An indication of the difficulty these countries face in finding money to service debt and meet funding obligations, other than the provision of goods and services in their local communities is the fact that none of them has so far contributed to a Petro Caribe Fund for social development projects that Chavez initiated.

The deal was that Venezuela would start off the fund with $50 million, and all the Petro Caribe countries would contribute. Two weeks ago, the Jamaican Prime Minister, Bruce Golding, announced that his government would shortly contribute $5 million, having had 12 projects considered for financing by the Fund. There has been no indication from any other government that they will – or could – make any contribution.

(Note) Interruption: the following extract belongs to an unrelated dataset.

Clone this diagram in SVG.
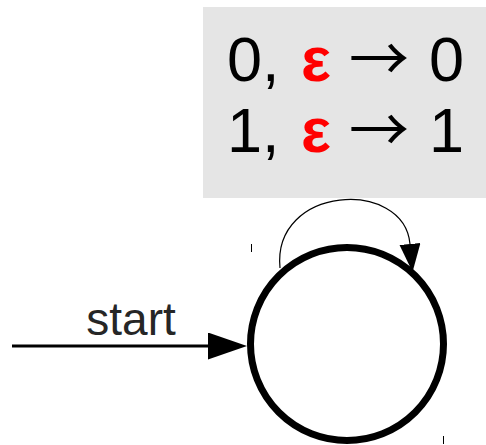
<svg xmlns="http://www.w3.org/2000/svg" width="486" height="445" viewBox="0 0 486 445">
  <style>
    .lbl { font-family: "Liberation Sans", Arial, sans-serif; font-size: 63px; fill: #000; }
    .eps { fill: #ff0000; font-weight: bold; }
    .arr { font-family: "Noto Sans CJK SC", "DejaVu Sans", sans-serif; font-size: 60px; }
    .start { font-family: "Liberation Sans", Arial, sans-serif; font-size: 46px; fill: #262626; }
    .tick { stroke: #000; stroke-width: 1; }
  </style>
  <defs>
    <marker id="head-loop" markerUnits="userSpaceOnUse" markerWidth="30" markerHeight="22" refX="0" refY="10.5" orient="auto">
      <path d="M0,0 L28,10.5 L0,21 z" fill="#000"/>
    </marker>
    <marker id="head-start" markerUnits="userSpaceOnUse" markerWidth="40" markerHeight="28" refX="0" refY="13.5" orient="auto">
      <path d="M0,0 L39,13.5 L0,27 z" fill="#000"/>
    </marker>
  </defs>

  <!-- transition label box -->
  <g id="label">
    <rect x="203" y="7" width="283" height="191" fill="#e5e5e5"/>
    <text class="lbl" y="81"><tspan x="227">0,</tspan><tspan x="301" class="eps">ε</tspan><tspan x="349" class="arr">→</tspan><tspan x="429">0</tspan></text>
    <text class="lbl" y="152"><tspan x="227">1,</tspan><tspan x="301" class="eps">ε</tspan><tspan x="349" class="arr">→</tspan><tspan x="429">1</tspan></text>
  </g>

  <!-- state -->
  <g id="state">
    <circle cx="347" cy="344" r="96.5" fill="#fff" stroke="#000" stroke-width="7"/>
    <line class="tick" x1="251.5" y1="244" x2="251.5" y2="252"/>
    <line class="tick" x1="443.5" y1="436" x2="443.5" y2="444"/>
  </g>

  <!-- connectors -->
  <g id="connectors" fill="none" stroke="#000">
    <path d="M280,268 C272,185 404,178 410,244" stroke-width="1.2" marker-end="url(#head-loop)"/>
    <line x1="12" y1="346" x2="208" y2="346" stroke-width="3" marker-end="url(#head-start)"/>
  </g>

  <g id="start-label">
    <text class="start" x="131" y="335" text-anchor="middle">start</text>
  </g>
</svg>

In the meantime, conditions for Chavez within Venezuela are not advantageous. Constitutional reform proposals, that he tried to push through last December to give himself greater powers, failed. On November 23, Venezuela will hold regional and municipal elections to elect state governors in 22 of its 23 federal states, 219 members of regional parliaments, 332 mayors, 2 city mayors, and 13 city councillors. Keen Venezuelan observers say these elections will be the most decisive since Chávez came to power in 1999.

If these elections result in a further weakening of Chavez’s presidency, Caribbean and Central American countries that are now lining up to drink at the font of his unique oil policies would be well advised to start looking for alternatives to the Venezuelan dependency that now exists.

But the global community, too, particularly the United States, Canada and the EU should be worrying about the capacity of Central American and Caribbean countries to cope if the Chavez life belt is cut. They too should be devising means to help these vulnerable countries, or the consequences will arrive at their doorstep in refugees, illegal immigration, increased drug trafficking and the need for significant financial intervention to stabilise economies severely injured by the battering of high oil prices.